Today, ZANU PF, through the state media, is attempting revisionism at its most ridiculous. They now claim that the Reserve Bank Act give Gideon Gono and not Tendai Biti the powers to manage and disburse the money from the the International Monetary Fund.
The Fund gave Zimbabwe US$400 million of the US$510 million the country was due to receive as part of a global recession mitigation fund. The IMF backed Tendai Biti, who has been insisting that the money must be allocated through the budgetary process.
Gideon Gono and ZANU PF were pushing for the immediate disbursement of the money, saying they wanted to increase capacity in the mining and tourism sectors. Gono also wanted to use some of the money to pay back the money he stole from the bank accounts of NGOs and exporters who, before the advent of this coalition government, were forced to keep a portion of their foreign currency at the Reserve Bank of Zimbabwe.
Stealing is basically taking without permission, which is what Gono did.
Quite apart from the fact the Reserve Bank Act to which ZANU PF is now referring in an effort to give control of the IMF money back to Gideon Gono is redundant because Tendai Biti has now tabled a new Reserve Bank Bill in parliament, the phrasing of the present Act, quoted by The Herald today, does not say the Reserve Bank is the decider when it comes to disbursement.
The Act states that the Reserve Bank "shall establish and maintain an international reserve, which shall consist of all or any of the following: (i) the entitlement t make reserve tranche purchases from the International Monetary Fund and (ii) the holdings of Zimbabwe of Special Drawing Rights (SDR) of the International Monetary Fund."
Nowhere does it say the Bank "shall allocate" any of these funds. Only that it shall maintain them at prudent level to be able to meet international obligations.

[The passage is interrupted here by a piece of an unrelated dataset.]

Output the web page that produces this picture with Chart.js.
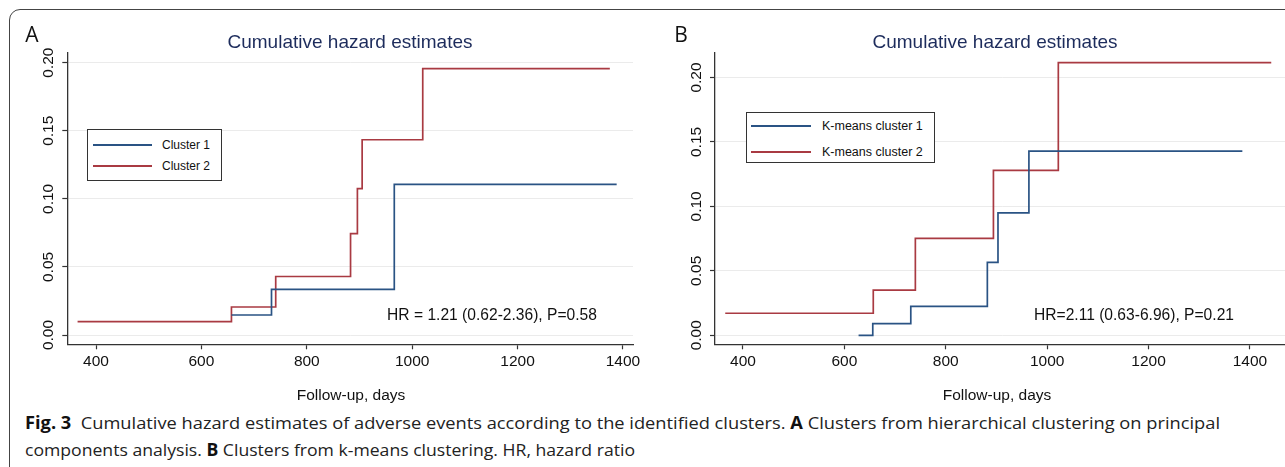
<!DOCTYPE html>
<html><head><meta charset="utf-8">
<script src="https://cdn.jsdelivr.net/npm/chart.js@4"></script>
<style>
html,body{margin:0;padding:0;background:#fff;}
body{width:1285px;height:467px;overflow:hidden;position:relative;font-family:"Liberation Sans",Arial,sans-serif;color:#111;}
.frame{position:absolute;left:9px;top:9px;width:1400px;height:600px;border:1.3px solid #444;border-radius:11px;box-sizing:border-box;}
.abs{position:absolute;white-space:nowrap;line-height:1;}
.c{transform:translate(-50%,-50%);}
canvas{position:absolute;top:0;}
.title{font-size:19px;color:#1d2c5c;}
.letter{font-family:"Open Sans","Noto Sans",sans-serif;font-size:21px;color:#111;}
.hr{font-size:15.6px;color:#111;}
.xt{font-size:15.5px;color:#111;}
.leg{position:absolute;border:1px solid #333;box-sizing:border-box;background:#fff;}
.legline{position:absolute;height:2px;}
.legtxt{position:absolute;white-space:nowrap;line-height:1;transform:translateY(-50%);color:#111;}
.cap{position:absolute;left:25px;white-space:nowrap;font-family:"Open Sans","Noto Sans",sans-serif;font-size:17px;color:#222;line-height:1;transform-origin:0 50%;}
.cap b{font-weight:700;color:#111;}
</style>
</head><body>
<div class="frame"></div>
<canvas id="ca" width="650" height="400" style="left:0;width:650px;height:400px"></canvas>
<canvas id="cb" width="650" height="400" style="left:650px;width:650px;height:400px"></canvas>

<div class="abs c letter" style="left:32px;top:34px">A</div>
<div class="abs c title" style="left:350px;top:41px">Cumulative hazard estimates</div>
<div class="abs c hr" style="left:492px;top:315px">HR = 1.21 (0.62-2.36), P=0.58</div>
<div class="abs c xt" style="left:351px;top:395px">Follow-up, days</div>

<div class="abs c letter" style="left:681px;top:34px">B</div>
<div class="abs c title" style="left:995px;top:41px">Cumulative hazard estimates</div>
<div class="abs c hr" style="left:1134px;top:315px">HR=2.11 (0.63-6.96), P=0.21</div>
<div class="abs c xt" style="left:997px;top:395px">Follow-up, days</div>

<div id="legA"></div>
<div id="legB"></div>

<div class="cap" id="cap1" style="top:414px"><b>Fig. 3</b>&nbsp; Cumulative hazard estimates of adverse events according to the identified clusters. <b>A</b> Clusters from hierarchical clustering on principal</div>
<div class="cap" id="cap2" style="top:441px">components analysis. <b>B</b> Clusters from k-means clustering. HR, hazard ratio</div>

<script>
// ---- data ----
const xTicks = [400, 600, 800, 1000, 1200, 1400];
const xTickLabels = ['400', '600', '800', '1000', '1200', '1400'];
const yTicks = [0, 0.05, 0.10, 0.15, 0.20];
const yTickLabels = ['0.00', '0.05', '0.10', '0.15', '0.20'];

const seriesNamesA = ['Cluster 1', 'Cluster 2'];
const seriesNamesB = ['K-means cluster 1', 'K-means cluster 2'];

const aCluster1Time = [657, 733, 966, 1388];
const aCluster1Hazard = [0.0147, 0.0336, 0.1107, 0.1107];
const aCluster2Time = [365, 657, 741, 883, 896, 905, 1020, 1375];
const aCluster2Hazard = [0.0098, 0.0206, 0.0430, 0.0744, 0.1075, 0.1434, 0.1956, 0.1956];

const bCluster1Time = [628, 656, 731, 882, 903, 964, 1385];
const bCluster1Hazard = [0, 0.0090, 0.0225, 0.0566, 0.0950, 0.1428, 0.1428];
const bCluster2Time = [365, 657, 740, 894, 1022, 1442];
const bCluster2Hazard = [0.0171, 0.0351, 0.0752, 0.1279, 0.2116, 0.2116];

const blue = '#2a5384';
const red = '#a93a42';

function pts(t, h) { return t.map((x, i) => ({ x: x, y: h[i] })); }

function makeChart(id, sets, g) {
  const tickFont = { family: 'Liberation Sans', size: 15.5 };
  return new Chart(document.getElementById(id), {
    type: 'line',
    data: {
      datasets: sets.map(s => ({
        label: s.label, data: pts(s.t, s.h), borderColor: s.color, backgroundColor: s.color,
        borderWidth: 1.7, stepped: 'before', pointRadius: 0, fill: false, tension: 0
      }))
    },
    options: {
      responsive: false, animation: false, maintainAspectRatio: false,
      layout: { padding: { left: 0, top: g.top, right: g.padRight, bottom: 0 } },
      plugins: { legend: { display: false }, tooltip: { enabled: false }, title: { display: false } },
      scales: {
        x: {
          type: 'linear', min: g.xmin, max: g.xmax,
          afterBuildTicks: s => { s.ticks = xTicks.map(v => ({ value: v })); },
          afterFit: s => { s.height = g.xh; },
          grid: { drawOnChartArea: false, drawTicks: true, tickLength: 5, tickColor: '#333', tickWidth: 1.2 },
          border: { display: true, color: '#333', width: 1.3 },
          ticks: { font: tickFont, color: '#111', padding: 3, minRotation: 0, maxRotation: 0,
                   callback: (v, i) => xTickLabels[i] }
        },
        y: {
          type: 'linear', min: g.ymin, max: g.ymax,
          afterBuildTicks: s => { s.ticks = yTicks.map(v => ({ value: v })); },
          afterFit: s => { s.width = g.yw; },
          grid: { color: '#ebebeb', lineWidth: 1, drawTicks: true, tickLength: 5, tickColor: '#333', tickWidth: 1.2 },
          border: { display: true, color: '#333', width: 1.3 },
          ticks: { font: tickFont, color: '#111', minRotation: 90, maxRotation: 90, crossAlign: 'center', padding: -2,
                   callback: (v, i) => yTickLabels[i] }
        }
      }
    }
  });
}

makeChart('ca', [
  { label: seriesNamesA[0], t: aCluster1Time, h: aCluster1Hazard, color: blue },
  { label: seriesNamesA[1], t: aCluster2Time, h: aCluster2Hazard, color: red }
], { xmin: 345.5, xmax: 1419, ymin: -0.0068, ymax: 0.2071, top: 53, padRight: 17, xh: 55.7, yw: 67.3 });

makeChart('cb', [
  { label: seriesNamesB[0], t: bCluster1Time, h: bCluster1Hazard, color: blue },
  { label: seriesNamesB[1], t: bCluster2Time, h: bCluster2Hazard, color: red }
], { xmin: 344.8, xmax: 1479, ymin: -0.007, ymax: 0.219, top: 53, padRight: 10, xh: 55.7, yw: 65 });

// ---- legends ----
function legend(el, box, lines, names, colors, fs) {
  const d = document.getElementById(el);
  let html = '<div class="leg" style="left:' + box[0] + 'px;top:' + box[1] + 'px;width:' + box[2] + 'px;height:' + box[3] + 'px"></div>';
  names.forEach((n, i) => {
    html += '<div class="legline" style="left:' + lines.x0 + 'px;width:' + (lines.x1 - lines.x0) + 'px;top:' + (lines.ys[i] - 1) + 'px;background-color:' + colors[i] + '"></div>';
    html += '<div class="legtxt" style="left:' + lines.tx + 'px;top:' + lines.ys[i] + 'px;font-size:' + fs + 'px">' + n + '</div>';
  });
  d.innerHTML = html;
}
legend('legA', [87, 129, 135, 52], { x0: 93, x1: 152, tx: 162, ys: [145, 166] }, seriesNamesA, [blue, red], 12);
legend('legB', [746, 112, 189, 51], { x0: 751, x1: 811, tx: 822, ys: [126, 152] }, seriesNamesB, [blue, red], 12.5);

// ---- caption fitting ----
function fit(id, target) {
  const el = document.getElementById(id);
  el.style.transform = 'none';
  const w = el.getBoundingClientRect().width;
  el.style.transform = 'scaleX(' + (target / w) + ')';
}
fit('cap1', 1195);
fit('cap2', 610);
</script>
</body></html>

But, as a senior member of the MDC-T National Council said to me this week, we must also be very aware of how Mugabe operates when it comes to things like this. He tends to want to bend, rather than break, the rules, the law and the constitution. He is a stickler for always appearing to be within the law even as he bends.
"He bends even is own party's constitution," said the MDC National Council member (he was comparing Mugabe and Tsvangirai), "but he never breaks it like Tsvangirai does."
Do not be alarmed though.
Tendai Biti has obviously read the Act and understands it. He is a lawyer, after all, whereas Gideon Gono has never read law.
This is merely an attempt by Mugabe and ZANU PF to find ways in which they can implement the widespread powers they gave secretly to Gideon Gono in order to try and go round the very powerful Finance Minister who has the international community behind him.
ZANU PF sources quoted in the State paper today say that the refusal by the IMF to recognise Gideon Gono's right to disburse the money "is an extension of the sanctions issue."
They are still on that song. They are still pursuing the discredited notion that the MDC-T is running a parallel government. It is all part of attempts to ensure that ZANU PF goes ahead and implements its own ideas on the economy and the country by twisting not only the law but also the people's understanding of the roles played by the parties to the GPA.
That this story is given prominence at a time when the country faces a crisis is simply mind-boggling. Instead of widely airing the issues that are threatening to tear apart the Inclusive Government, state media is still being used to fight ZANU PF's battles with the MDC-T.
It does not give one hope for a future from conflict between the two major parties in government.